2 thoughts on “Handling SOX compliance requirements in non-US (esp. Canadian) companies

  1. SOX Expert

    If a Canadian company (or any company) is registered in the US or files it's financial disclosures with the SEC as an accelerated filer (i.e., foreign private issuer who files 20-F), then SOX would apply to the foreign, non-US filer and US law can be enforced overseas but not in a foreign court of appropriate jurisdiction but the SEC can demand the company comply and submit the required disclosures and if the company doesn't then the SEC can start a US-based enforcement action and work to prevent the company from trading its shares on US exchanges, or refer the company to other US government agencies who might also begin other relevant enforcement proceedings as necessary to protect the interests of investors and others. You really should remind readers to consult an appropriately qualified attorney or CPA/CA firm too.

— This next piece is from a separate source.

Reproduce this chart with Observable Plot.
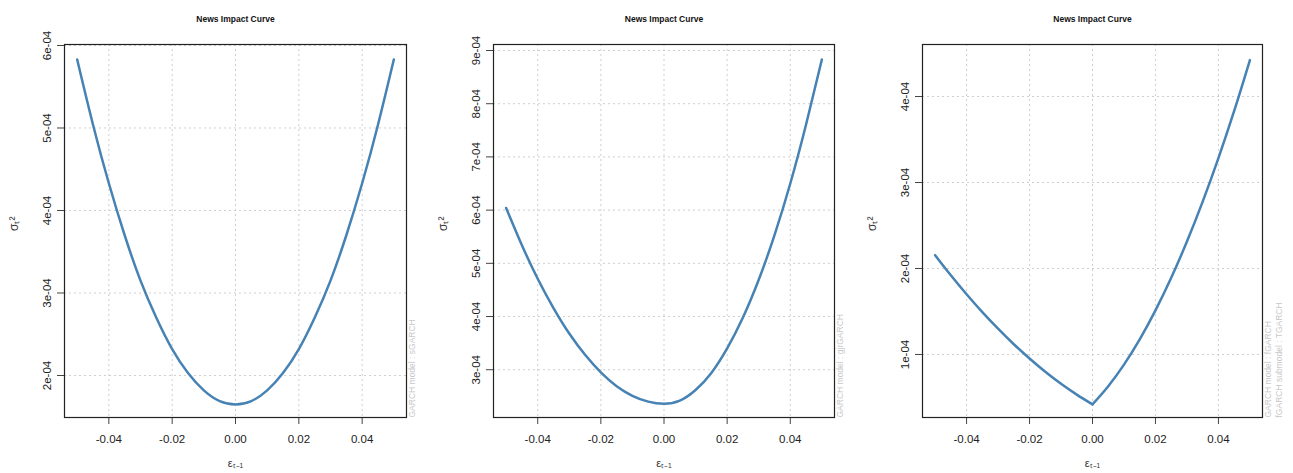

    August 28, 2009 at 8:25 am
    1. Thanks for your comments. I absolutely agree with your viewpoint.
      It is always suggested that the management should always consult with the respective lawyers and subject matter experts before making any move in this regard. It is a matter of high risk and criticality, So it’s required to play your card right and make decisions wisely.

      We can only provide information as per the guidance documents however the real matter may be much more complex then it looks like. So there is no second thought about it.